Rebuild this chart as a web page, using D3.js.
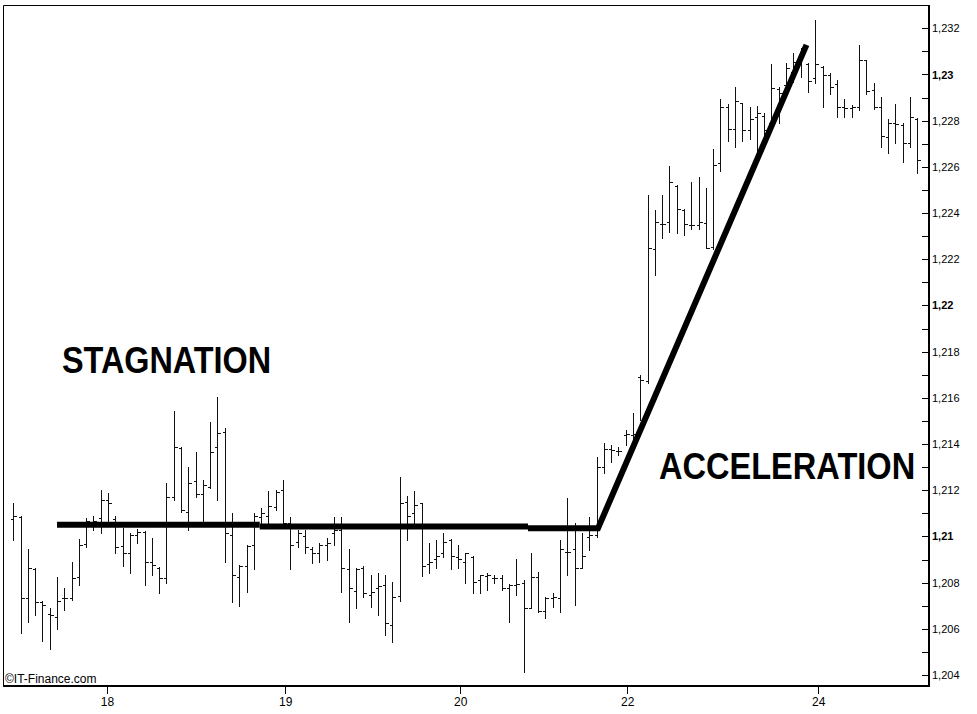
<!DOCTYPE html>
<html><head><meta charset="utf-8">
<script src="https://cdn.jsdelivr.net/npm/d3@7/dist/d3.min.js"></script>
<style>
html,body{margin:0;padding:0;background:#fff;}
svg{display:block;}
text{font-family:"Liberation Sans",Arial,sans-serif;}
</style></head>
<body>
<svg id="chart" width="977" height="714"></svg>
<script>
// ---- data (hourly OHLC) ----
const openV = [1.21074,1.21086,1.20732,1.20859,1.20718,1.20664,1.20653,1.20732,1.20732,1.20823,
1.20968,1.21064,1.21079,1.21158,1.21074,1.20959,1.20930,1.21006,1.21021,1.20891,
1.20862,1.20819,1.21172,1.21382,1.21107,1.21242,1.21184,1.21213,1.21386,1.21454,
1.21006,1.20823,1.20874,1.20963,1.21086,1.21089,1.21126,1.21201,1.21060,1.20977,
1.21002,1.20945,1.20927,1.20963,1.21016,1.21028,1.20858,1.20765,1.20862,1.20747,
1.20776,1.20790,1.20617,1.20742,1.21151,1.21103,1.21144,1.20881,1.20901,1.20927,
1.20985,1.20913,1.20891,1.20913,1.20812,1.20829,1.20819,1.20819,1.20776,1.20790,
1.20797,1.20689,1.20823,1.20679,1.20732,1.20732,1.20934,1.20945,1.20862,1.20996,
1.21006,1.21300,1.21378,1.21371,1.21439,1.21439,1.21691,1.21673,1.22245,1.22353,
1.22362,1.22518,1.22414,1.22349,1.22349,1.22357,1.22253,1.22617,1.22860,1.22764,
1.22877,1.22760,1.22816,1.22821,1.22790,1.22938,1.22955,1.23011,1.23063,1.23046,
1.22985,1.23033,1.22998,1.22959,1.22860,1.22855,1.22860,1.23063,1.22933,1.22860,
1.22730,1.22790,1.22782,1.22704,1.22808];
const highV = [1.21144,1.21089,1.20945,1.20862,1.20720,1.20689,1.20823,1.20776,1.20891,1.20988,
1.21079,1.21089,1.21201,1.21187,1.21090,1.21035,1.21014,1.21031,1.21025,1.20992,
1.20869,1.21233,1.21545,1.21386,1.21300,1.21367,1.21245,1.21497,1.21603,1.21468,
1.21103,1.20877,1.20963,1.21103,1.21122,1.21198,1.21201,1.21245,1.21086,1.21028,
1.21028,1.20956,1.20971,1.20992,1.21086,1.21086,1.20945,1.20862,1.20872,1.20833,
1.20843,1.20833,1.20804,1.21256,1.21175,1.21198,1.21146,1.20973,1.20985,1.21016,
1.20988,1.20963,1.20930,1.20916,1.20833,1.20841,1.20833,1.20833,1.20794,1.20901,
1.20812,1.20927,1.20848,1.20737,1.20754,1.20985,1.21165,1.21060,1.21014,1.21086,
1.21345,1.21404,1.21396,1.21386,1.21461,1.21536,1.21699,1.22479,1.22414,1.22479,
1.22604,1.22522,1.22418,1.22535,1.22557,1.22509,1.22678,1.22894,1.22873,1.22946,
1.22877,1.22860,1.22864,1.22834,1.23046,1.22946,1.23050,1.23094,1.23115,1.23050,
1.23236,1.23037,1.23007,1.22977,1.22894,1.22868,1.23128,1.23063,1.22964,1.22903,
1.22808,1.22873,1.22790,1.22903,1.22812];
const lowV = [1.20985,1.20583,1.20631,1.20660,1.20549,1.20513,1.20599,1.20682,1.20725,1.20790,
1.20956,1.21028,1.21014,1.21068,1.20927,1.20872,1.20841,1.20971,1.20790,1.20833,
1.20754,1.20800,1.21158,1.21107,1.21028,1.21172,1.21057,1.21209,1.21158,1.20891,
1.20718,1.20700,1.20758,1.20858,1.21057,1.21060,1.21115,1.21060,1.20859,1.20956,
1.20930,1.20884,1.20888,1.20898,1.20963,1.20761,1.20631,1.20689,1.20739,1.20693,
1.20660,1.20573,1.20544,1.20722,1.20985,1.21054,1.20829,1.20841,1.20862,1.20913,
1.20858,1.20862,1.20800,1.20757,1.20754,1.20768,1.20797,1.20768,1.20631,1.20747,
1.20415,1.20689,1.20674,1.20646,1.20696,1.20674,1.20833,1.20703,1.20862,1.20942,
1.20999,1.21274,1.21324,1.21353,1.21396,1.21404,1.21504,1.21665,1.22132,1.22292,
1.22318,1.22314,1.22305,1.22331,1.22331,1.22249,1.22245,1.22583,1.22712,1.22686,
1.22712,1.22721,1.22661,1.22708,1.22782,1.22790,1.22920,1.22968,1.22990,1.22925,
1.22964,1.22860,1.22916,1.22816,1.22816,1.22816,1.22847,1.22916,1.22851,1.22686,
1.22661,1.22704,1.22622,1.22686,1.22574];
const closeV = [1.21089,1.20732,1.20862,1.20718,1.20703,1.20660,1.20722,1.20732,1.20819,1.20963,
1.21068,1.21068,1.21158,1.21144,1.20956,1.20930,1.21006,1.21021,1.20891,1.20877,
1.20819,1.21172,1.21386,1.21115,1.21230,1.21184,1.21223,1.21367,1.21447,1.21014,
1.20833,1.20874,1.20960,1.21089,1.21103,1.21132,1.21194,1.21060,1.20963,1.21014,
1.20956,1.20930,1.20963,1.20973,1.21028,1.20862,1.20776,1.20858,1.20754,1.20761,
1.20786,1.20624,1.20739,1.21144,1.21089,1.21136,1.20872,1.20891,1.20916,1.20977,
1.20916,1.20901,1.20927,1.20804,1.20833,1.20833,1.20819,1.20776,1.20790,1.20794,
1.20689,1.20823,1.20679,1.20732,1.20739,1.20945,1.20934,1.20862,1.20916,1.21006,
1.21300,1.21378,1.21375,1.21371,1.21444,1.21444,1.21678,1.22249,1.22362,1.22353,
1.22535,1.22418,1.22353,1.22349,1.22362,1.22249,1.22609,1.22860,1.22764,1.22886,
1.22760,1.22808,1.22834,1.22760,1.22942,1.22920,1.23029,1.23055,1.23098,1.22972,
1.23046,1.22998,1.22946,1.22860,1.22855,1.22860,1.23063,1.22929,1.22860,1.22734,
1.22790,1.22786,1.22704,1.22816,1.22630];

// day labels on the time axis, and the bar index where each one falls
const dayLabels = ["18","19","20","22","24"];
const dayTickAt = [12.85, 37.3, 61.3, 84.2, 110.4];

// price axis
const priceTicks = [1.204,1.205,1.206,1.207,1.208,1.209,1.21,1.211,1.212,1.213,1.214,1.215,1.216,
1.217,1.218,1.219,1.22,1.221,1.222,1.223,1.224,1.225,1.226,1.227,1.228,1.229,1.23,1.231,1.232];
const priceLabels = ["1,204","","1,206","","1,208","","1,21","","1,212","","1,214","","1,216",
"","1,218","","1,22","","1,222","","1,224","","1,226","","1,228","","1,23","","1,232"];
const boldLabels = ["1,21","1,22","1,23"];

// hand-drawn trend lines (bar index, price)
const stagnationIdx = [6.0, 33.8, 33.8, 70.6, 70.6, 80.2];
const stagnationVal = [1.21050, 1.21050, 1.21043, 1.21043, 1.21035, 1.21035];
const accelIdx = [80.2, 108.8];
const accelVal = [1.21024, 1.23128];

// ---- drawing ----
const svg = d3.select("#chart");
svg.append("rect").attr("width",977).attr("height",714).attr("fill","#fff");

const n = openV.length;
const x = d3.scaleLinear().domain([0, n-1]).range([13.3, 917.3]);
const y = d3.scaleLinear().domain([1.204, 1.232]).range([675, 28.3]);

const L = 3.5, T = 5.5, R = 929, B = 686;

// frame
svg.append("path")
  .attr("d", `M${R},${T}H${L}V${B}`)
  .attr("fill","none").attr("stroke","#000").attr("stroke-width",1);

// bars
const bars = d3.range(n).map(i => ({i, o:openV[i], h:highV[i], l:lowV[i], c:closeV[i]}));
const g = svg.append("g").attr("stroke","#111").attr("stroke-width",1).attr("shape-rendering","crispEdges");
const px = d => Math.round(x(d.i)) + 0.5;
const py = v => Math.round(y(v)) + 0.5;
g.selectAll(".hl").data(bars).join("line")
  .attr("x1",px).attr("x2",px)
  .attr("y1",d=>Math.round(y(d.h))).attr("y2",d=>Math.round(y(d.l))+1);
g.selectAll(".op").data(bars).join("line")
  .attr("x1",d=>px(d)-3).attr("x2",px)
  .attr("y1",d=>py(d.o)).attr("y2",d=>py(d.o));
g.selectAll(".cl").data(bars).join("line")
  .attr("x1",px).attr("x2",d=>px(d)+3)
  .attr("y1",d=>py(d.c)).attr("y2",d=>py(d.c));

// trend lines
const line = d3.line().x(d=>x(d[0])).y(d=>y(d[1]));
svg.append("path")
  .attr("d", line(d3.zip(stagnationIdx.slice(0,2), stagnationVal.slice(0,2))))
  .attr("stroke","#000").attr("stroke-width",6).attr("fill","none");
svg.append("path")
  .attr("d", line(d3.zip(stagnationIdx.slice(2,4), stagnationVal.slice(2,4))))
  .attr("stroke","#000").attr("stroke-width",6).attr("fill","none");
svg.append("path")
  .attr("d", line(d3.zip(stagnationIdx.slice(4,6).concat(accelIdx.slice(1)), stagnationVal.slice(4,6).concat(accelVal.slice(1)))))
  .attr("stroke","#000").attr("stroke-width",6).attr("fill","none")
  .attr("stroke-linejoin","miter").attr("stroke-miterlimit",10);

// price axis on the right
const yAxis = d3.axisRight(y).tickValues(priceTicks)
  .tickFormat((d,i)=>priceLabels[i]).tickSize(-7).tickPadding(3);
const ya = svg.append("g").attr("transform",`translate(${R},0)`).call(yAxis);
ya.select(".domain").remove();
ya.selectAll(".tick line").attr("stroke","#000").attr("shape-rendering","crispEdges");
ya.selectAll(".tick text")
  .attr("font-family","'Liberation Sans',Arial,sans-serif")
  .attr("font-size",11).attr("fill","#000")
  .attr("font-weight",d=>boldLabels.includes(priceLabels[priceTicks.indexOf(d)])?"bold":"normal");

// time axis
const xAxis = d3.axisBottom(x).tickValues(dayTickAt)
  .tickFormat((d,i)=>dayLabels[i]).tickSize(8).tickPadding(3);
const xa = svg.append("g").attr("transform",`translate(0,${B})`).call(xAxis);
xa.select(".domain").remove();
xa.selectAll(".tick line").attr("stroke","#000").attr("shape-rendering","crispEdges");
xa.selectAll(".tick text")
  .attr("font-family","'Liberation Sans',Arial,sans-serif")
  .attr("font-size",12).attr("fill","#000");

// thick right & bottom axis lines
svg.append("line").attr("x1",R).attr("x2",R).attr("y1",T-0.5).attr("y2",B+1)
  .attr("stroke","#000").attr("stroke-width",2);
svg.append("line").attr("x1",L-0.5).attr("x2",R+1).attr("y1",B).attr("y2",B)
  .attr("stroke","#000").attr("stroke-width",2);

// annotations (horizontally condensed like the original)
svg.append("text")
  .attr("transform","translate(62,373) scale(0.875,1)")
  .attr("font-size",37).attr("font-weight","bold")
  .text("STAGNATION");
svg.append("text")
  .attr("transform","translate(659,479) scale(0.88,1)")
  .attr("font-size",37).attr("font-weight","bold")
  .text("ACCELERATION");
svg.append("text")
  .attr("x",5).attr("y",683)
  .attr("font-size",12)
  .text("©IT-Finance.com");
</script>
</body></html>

● ● ● ● ● ● ●

Locate all lines that include the word "chart" and copy them out.

▶ [Written answer]:
Rebuild this chart as a web page, using D3.js.
<svg id="chart" width="977" height="714"></svg>
const svg = d3.select("#chart");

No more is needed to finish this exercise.